In the midst of the state's worst budget crisis ever, the California legislature last week approved a bill apologizing for racist laws passed against Chinese-Americans dating back to the 19th century. While no one is questioning whether those laws were wrong, one question that is being asked is this: Is the legislature wasting its time with such bills, when there are other more pressing matters at hand?

The laws barred Chinese people from owning land or property, marrying whites, working in the public sector and testifying against whites in court. All of these laws have obviously since been repealed, but some were still in effect as recently as the 1940s. The new bill also recognizes the contributions Chinese immigrants have made to the state, particularly their work on the Transcontinental Railroad.

The resolution moved quickly through the legislature after being introduced in February. "It's symbolic to recognize that the state made mistakes," says assembly member Paul Fong, who co-sponsored the legislation. "These laws reverberate to this date because racism still exists."
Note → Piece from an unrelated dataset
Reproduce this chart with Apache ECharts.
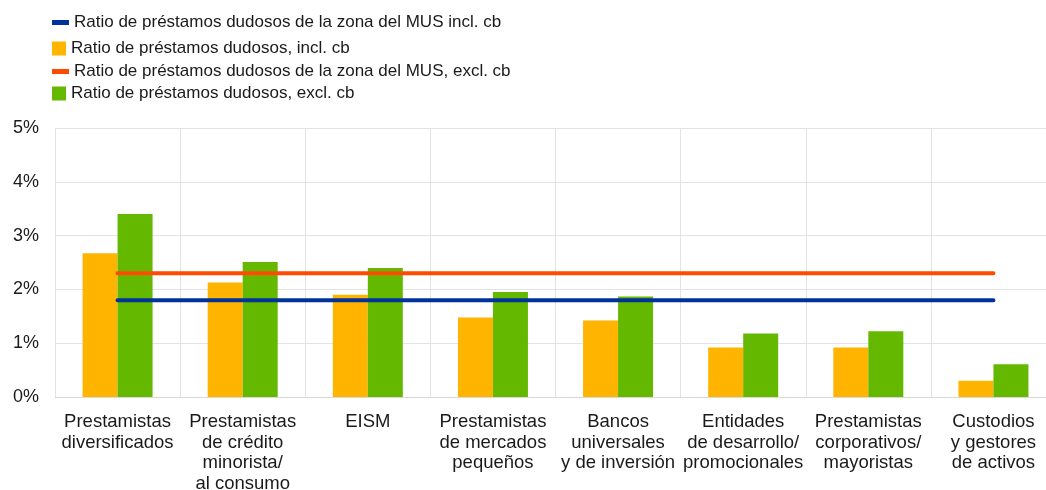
<!DOCTYPE html>
<html><head><meta charset="utf-8">
<script src="https://cdn.jsdelivr.net/npm/echarts@6/dist/echarts.min.js"></script>
<style>html,body{margin:0;padding:0;background:#fff}#c{width:1046px;height:490px}</style>
</head><body><div id="c"></div>
<script>
const categories = [
  "Prestamistas\ndiversificados",
  "Prestamistas\nde crédito\nminorista/\nal consumo",
  "EISM",
  "Prestamistas\nde mercados\npequeños",
  "Bancos\nuniversales\ny de inversión",
  "Entidades\nde desarrollo/\npromocionales",
  "Prestamistas\ncorporativos/\nmayoristas",
  "Custodios\ny gestores\nde activos"
];
const nplInclCb = [2.67, 2.13, 1.90, 1.48, 1.42, 0.92, 0.92, 0.30];
const nplExclCb = [3.40, 2.51, 2.40, 1.95, 1.87, 1.18, 1.22, 0.61];
const ssmInclCb = [1.8, 1.8, 1.8, 1.8, 1.8, 1.8, 1.8, 1.8];
const ssmExclCb = [2.3, 2.3, 2.3, 2.3, 2.3, 2.3, 2.3, 2.3];
const names = [
  "Ratio de préstamos dudosos de la zona del MUS incl. cb",
  "Ratio de préstamos dudosos, incl. cb",
  "Ratio de préstamos dudosos de la zona del MUS, excl. cb",
  "Ratio de préstamos dudosos, excl. cb"
];
const yTicks = [0, 1, 2, 3, 4, 5];

const FONT = "Liberation Sans, Arial, sans-serif";
const COLOR = "#1a1a1a";
function lg(name, top, w, h, left) {
  return {
    data: [name], orient: "vertical", left: left, top: top,
    itemWidth: w, itemHeight: h, icon: "rect", itemGap: 0,
    padding: 0, textStyle: {fontFamily: FONT, fontSize: 17, color: COLOR}
  };
}
const chart = echarts.init(document.getElementById("c"), null, {renderer: "canvas"});
chart.setOption({
  animation: false,
  legend: [
    lg(names[0], 14, 17, 5, 52),
    lg(names[1], 40, 14, 14, 52),
    lg(names[2], 63, 17, 5, 52),
    lg(names[3], 85, 14, 14, 52)
  ],
  grid: {left: 55, right: -10, top: 128, bottom: 93, containLabel: false, outerBoundsMode: "none"},
  xAxis: {
    type: "category", data: categories,
    axisLine: {show: true, lineStyle: {color: "#d9d9d9", width: 1}},
    axisTick: {show: false},
    splitLine: {show: true, lineStyle: {color: "#e3e3e3", width: 1}},
    axisLabel: {fontFamily: FONT, fontSize: 18.5, color: COLOR, interval: 0, margin: 15, lineHeight: 20.5}
  },
  yAxis: {
    type: "value", min: yTicks[0], max: yTicks[yTicks.length - 1], interval: 1,
    axisLine: {show: false}, axisTick: {show: false},
    splitLine: {lineStyle: {color: "#e3e3e3", width: 1}},
    axisLabel: {fontFamily: FONT, fontSize: 18, color: COLOR, formatter: "{value}%", margin: 16}
  },
  series: [
    {name: names[1], type: "bar", data: nplInclCb, barWidth: 35, barGap: "0%",
     itemStyle: {color: "#FFB400"}, z: 2},
    {name: names[3], type: "bar", data: nplExclCb, barWidth: 35, barGap: "0%",
     itemStyle: {color: "#65B800"}, z: 2},
    {name: names[0], type: "line", data: ssmInclCb, symbol: "none",
     lineStyle: {color: "#003299", width: 4, cap: "round"}, itemStyle: {color: "#003299"}, z: 3},
    {name: names[2], type: "line", data: ssmExclCb, symbol: "none",
     lineStyle: {color: "#FF4B00", width: 4, cap: "round"}, itemStyle: {color: "#FF4B00"}, z: 3}
  ]
});
</script></body></html>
It's believed virtually all of the direct victims of these laws are dead. So why bother apologizing at all? South Korea, for example, last year dropped its tradition of demanding apologies from Japan for its colonial rule of Koreans. Then President-elect Lee Myung-bak said, "For a new, mature Seoul-Tokyo relationship, I don’t want to ask them to apologize for, or examine themselves... It’s true that Japan has so far only made perfunctory apologies or self-examinations in the past, and such apologies failed to move the Korean people to a large extent."

In Europe, where former enemies are now friends, pushing for apologies for past events could lead to disaster for the coalition. In 2006, Britain’s former European Minister Denis MacShane warned that if the European Union begins to ask member countries for formal apologizes for certain events in their histories, the bloc could face a danger of collapse.

Certainly, historical apologies are not unheard of. Germany has not stopped apologizing for the Holocaust. Last year, the U.S. Congress formally apologized to black Americans for slavery and Jim Crow laws, which were not repealed until the 1960s. And in the nation's most famous mea cupla, in 1988 the U.S. government decided to pay $20,000 to each of the surviving 120,000 Japanese Americans imprisoned in camps during World War II.

Perhaps Donald Tamaki, an attorney who helped overturn wrongful WWII-era convictions of Japanese Americans, summed it up best when he said, "Part of what a humane society does is recognize past injustices and address them."